* [DATA SHOWN]:
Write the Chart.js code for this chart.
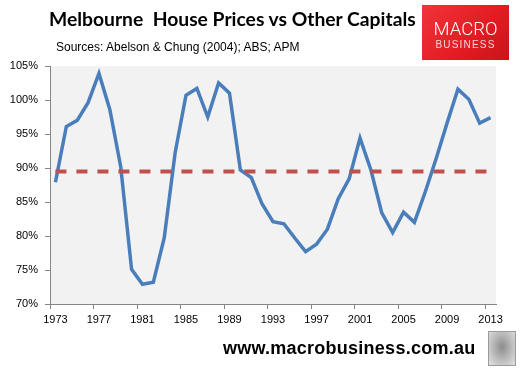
<!DOCTYPE html>
<html>
<head>
<meta charset="utf-8">
<script src="https://cdn.jsdelivr.net/npm/chart.js@4/dist/chart.umd.min.js"></script>
<style>
  html, body { margin: 0; padding: 0; background: #fff; }
  #wrap { position: relative; width: 523px; height: 376px; overflow: hidden; }
  #chart { position: absolute; left: 0; top: 0; }
  .txt { position: absolute; white-space: nowrap; color: #000; font-family: "Liberation Sans", Arial, sans-serif; }
  #title { left: 49px; top: 7px; font-family: Lato, sans-serif; font-size: 19.3px; font-weight: bold; }
  #sub { left: 56px; top: 40px; font-size: 12px; }
  #logo { position: absolute; left: 422px; top: 5px; width: 87px; height: 55px;
          background: linear-gradient(135deg, #f0353a 0%, #e21b22 60%, #c8141a 100%); }
  #logo .m { position: absolute; left: 0; width: 87px; text-align: center; top: 13px; color: #fff;
             font: 300 18.5px Roboto, "Liberation Sans", sans-serif; }
  #logo .b { position: absolute; left: 0; width: 87px; text-align: center; top: 34px; color: #f6d6d6;
             font: 10px "Liberation Sans", Arial, sans-serif; letter-spacing: 1.2px; }
  #site { left: 223px; top: 338px; font-size: 18px; font-weight: bold; letter-spacing: 0.25px; }
  #wolf { position: absolute; left: 488px; top: 331px; width: 26px; height: 33px; border: 1px solid #9a9a9a;
          background: radial-gradient(ellipse at 50% 45%, #8c8c8c 0%, #b5b5b5 45%, #e2e2e2 100%); }
</style>
</head>
<body>
<div id="wrap">
  <canvas id="chart" width="523" height="376"></canvas>
  <div class="txt" id="title">Melbourne&nbsp; House Prices vs Other Capitals</div>
  <div class="txt" id="sub">Sources: Abelson &amp; Chung (2004); ABS; APM</div>
  <div id="logo"><div class="m">MACRO</div><div class="b">BUSINESS</div></div>
  <div class="txt" id="site">www.macrobusiness.com.au</div>
  <div id="wolf"></div>
</div>
<script>
// years 1973..2013
const years = [
  "1973", "1974", "1975", "1976", "1977", "1978", "1979", "1980", "1981", "1982",
  "1983", "1984", "1985", "1986", "1987", "1988", "1989", "1990", "1991", "1992",
  "1993", "1994", "1995", "1996", "1997", "1998", "1999", "2000", "2001", "2002",
  "2003", "2004", "2005", "2006", "2007", "2008", "2009", "2010", "2011", "2012",
  "2013"
];

// Melbourne house prices relative to other capitals (%)
const melbourneRatio = [
  87.9, 96.1, 97.0, 99.6, 103.9, 98.6, 90.2, 75.1, 72.9, 73.2,
  79.7, 92.2, 100.7, 101.7, 97.5, 102.5, 101.0, 89.7, 88.6, 84.7,
  82.1, 81.8, 79.7, 77.7, 78.8, 81.0, 85.5, 88.4, 94.4, 89.7,
  83.4, 80.5, 83.5, 82.0, 86.5, 91.4, 96.6, 101.6, 100.1, 96.6,
  97.4
];

// long-run average (dashed)
const averageLevel = 89.5;
const averageSpan = ["1973", "2013"];

const yTicks = { min: 70, max: 105, step: 5 };

const plotBg = {
  id: "plotBg",
  beforeDraw(chart) {
    const { ctx, chartArea: a } = chart;
    ctx.save();
    ctx.fillStyle = "#f2f2f2";
    ctx.fillRect(a.left, a.top, a.right - a.left, a.bottom - a.top);
    ctx.restore();
  }
};

const axisFont = { family: "'Liberation Sans', Arial, sans-serif", size: 11 };

new Chart(document.getElementById("chart"), {
  type: "line",
  data: {
    labels: years,
    datasets: [
      {
        label: "Melbourne vs other capitals",
        data: melbourneRatio,
        borderColor: "#4a7ebb",
        borderWidth: 3.5,
        pointRadius: 0,
        tension: 0,
        order: 2
      },
      {
        label: "Average",
        data: averageSpan.map(y => ({ x: y, y: averageLevel })),
        borderColor: "#c0504d",
        borderWidth: 4,
        borderDash: [11, 10],
        pointRadius: 0,
        order: 1
      }
    ]
  },
  options: {
    responsive: false,
    animation: false,
    devicePixelRatio: 1,
    layout: { padding: { top: 66, right: 27, left: 0, bottom: 0 } },
    plugins: { legend: { display: false }, tooltip: { enabled: false } },
    scales: {
      x: {
        offset: true,
        grid: {
          offset: true,
          drawOnChartArea: false,
          tickLength: 5,
          tickColor: c => (c.index % 4 === 0 ? "#868686" : "rgba(0,0,0,0)")
        },
        border: { color: "#868686", width: 1 },
        ticks: {
          autoSkip: false,
          maxRotation: 0,
          color: "#000",
          font: axisFont,
          padding: 4,
          callback: (v, i) => (i % 4 === 0 ? years[i] : "")
        },
        afterFit: s => { s.height = 72; }
      },
      y: {
        min: yTicks.min,
        max: yTicks.max,
        grid: { drawOnChartArea: false, tickLength: 5, tickColor: "#868686" },
        border: { color: "#868686", width: 1 },
        ticks: {
          stepSize: yTicks.step,
          color: "#000",
          font: axisFont,
          padding: 7,
          callback: v => v + "%"
        },
        afterFit: s => { s.width = 50; }
      }
    }
  },
  plugins: [plotBg]
});
</script>
</body>
</html>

* [PROBLEM DETAILS]:
Return each line exactly as written. Any picture gets left out.

* [RESULT OF THIS TASK]:
Write the Chart.js code for this chart.
<!DOCTYPE html>
<html>
<head>
<meta charset="utf-8">
<script src="https://cdn.jsdelivr.net/npm/chart.js@4/dist/chart.umd.min.js"></script>
<style>
  html, body { margin: 0; padding: 0; background: #fff; }
  #wrap { position: relative; width: 523px; height: 376px; overflow: hidden; }
  #chart { position: absolute; left: 0; top: 0; }
  .txt { position: absolute; white-space: nowrap; color: #000; font-family: "Liberation Sans", Arial, sans-serif; }
  #title { left: 49px; top: 7px; font-family: Lato, sans-serif; font-size: 19.3px; font-weight: bold; }
  #sub { left: 56px; top: 40px; font-size: 12px; }
  #logo { position: absolute; left: 422px; top: 5px; width: 87px; height: 55px;
          background: linear-gradient(135deg, #f0353a 0%, #e21b22 60%, #c8141a 100%); }
  #logo .m { position: absolute; left: 0; width: 87px; text-align: center; top: 13px; color: #fff;
             font: 300 18.5px Roboto, "Liberation Sans", sans-serif; }
  #logo .b { position: absolute; left: 0; width: 87px; text-align: center; top: 34px; color: #f6d6d6;
             font: 10px "Liberation Sans", Arial, sans-serif; letter-spacing: 1.2px; }
  #site { left: 223px; top: 338px; font-size: 18px; font-weight: bold; letter-spacing: 0.25px; }
  #wolf { position: absolute; left: 488px; top: 331px; width: 26px; height: 33px; border: 1px solid #9a9a9a;
          background: radial-gradient(ellipse at 50% 45%, #8c8c8c 0%, #b5b5b5 45%, #e2e2e2 100%); }
</style>
</head>
<body>
<div id="wrap">
  <canvas id="chart" width="523" height="376"></canvas>
  <div class="txt" id="title">Melbourne&nbsp; House Prices vs Other Capitals</div>
  <div class="txt" id="sub">Sources: Abelson &amp; Chung (2004); ABS; APM</div>
  <div id="logo"><div class="m">MACRO</div><div class="b">BUSINESS</div></div>
  <div class="txt" id="site">www.macrobusiness.com.au</div>
  <div id="wolf"></div>
</div>
<script>
// years 1973..2013
const years = [
  "1973", "1974", "1975", "1976", "1977", "1978", "1979", "1980", "1981", "1982",
  "1983", "1984", "1985", "1986", "1987", "1988", "1989", "1990", "1991", "1992",
  "1993", "1994", "1995", "1996", "1997", "1998", "1999", "2000", "2001", "2002",
  "2003", "2004", "2005", "2006", "2007", "2008", "2009", "2010", "2011", "2012",
  "2013"
];

// Melbourne house prices relative to other capitals (%)
const melbourneRatio = [
  87.9, 96.1, 97.0, 99.6, 103.9, 98.6, 90.2, 75.1, 72.9, 73.2,
  79.7, 92.2, 100.7, 101.7, 97.5, 102.5, 101.0, 89.7, 88.6, 84.7,
  82.1, 81.8, 79.7, 77.7, 78.8, 81.0, 85.5, 88.4, 94.4, 89.7,
  83.4, 80.5, 83.5, 82.0, 86.5, 91.4, 96.6, 101.6, 100.1, 96.6,
  97.4
];

// long-run average (dashed)
const averageLevel = 89.5;
const averageSpan = ["1973", "2013"];

const yTicks = { min: 70, max: 105, step: 5 };

const plotBg = {
  id: "plotBg",
  beforeDraw(chart) {
    const { ctx, chartArea: a } = chart;
    ctx.save();
    ctx.fillStyle = "#f2f2f2";
    ctx.fillRect(a.left, a.top, a.right - a.left, a.bottom - a.top);
    ctx.restore();
  }
};

const axisFont = { family: "'Liberation Sans', Arial, sans-serif", size: 11 };

new Chart(document.getElementById("chart"), {
  type: "line",
  data: {
    labels: years,
    datasets: [
      {
        label: "Melbourne vs other capitals",
        data: melbourneRatio,
        borderColor: "#4a7ebb",
        borderWidth: 3.5,
        pointRadius: 0,
        tension: 0,
        order: 2
      },
      {
        label: "Average",
        data: averageSpan.map(y => ({ x: y, y: averageLevel })),
        borderColor: "#c0504d",
        borderWidth: 4,
        borderDash: [11, 10],
        pointRadius: 0,
        order: 1
      }
    ]
  },
  options: {
    responsive: false,
    animation: false,
    devicePixelRatio: 1,
    layout: { padding: { top: 66, right: 27, left: 0, bottom: 0 } },
    plugins: { legend: { display: false }, tooltip: { enabled: false } },
    scales: {
      x: {
        offset: true,
        grid: {
          offset: true,
          drawOnChartArea: false,
          tickLength: 5,
          tickColor: c => (c.index % 4 === 0 ? "#868686" : "rgba(0,0,0,0)")
        },
        border: { color: "#868686", width: 1 },
        ticks: {
          autoSkip: false,
          maxRotation: 0,
          color: "#000",
          font: axisFont,
          padding: 4,
          callback: (v, i) => (i % 4 === 0 ? years[i] : "")
        },
        afterFit: s => { s.height = 72; }
      },
      y: {
        min: yTicks.min,
        max: yTicks.max,
        grid: { drawOnChartArea: false, tickLength: 5, tickColor: "#868686" },
        border: { color: "#868686", width: 1 },
        ticks: {
          stepSize: yTicks.step,
          color: "#000",
          font: axisFont,
          padding: 7,
          callback: v => v + "%"
        },
        afterFit: s => { s.width = 50; }
      }
    }
  },
  plugins: [plotBg]
});
</script>
</body>
</html>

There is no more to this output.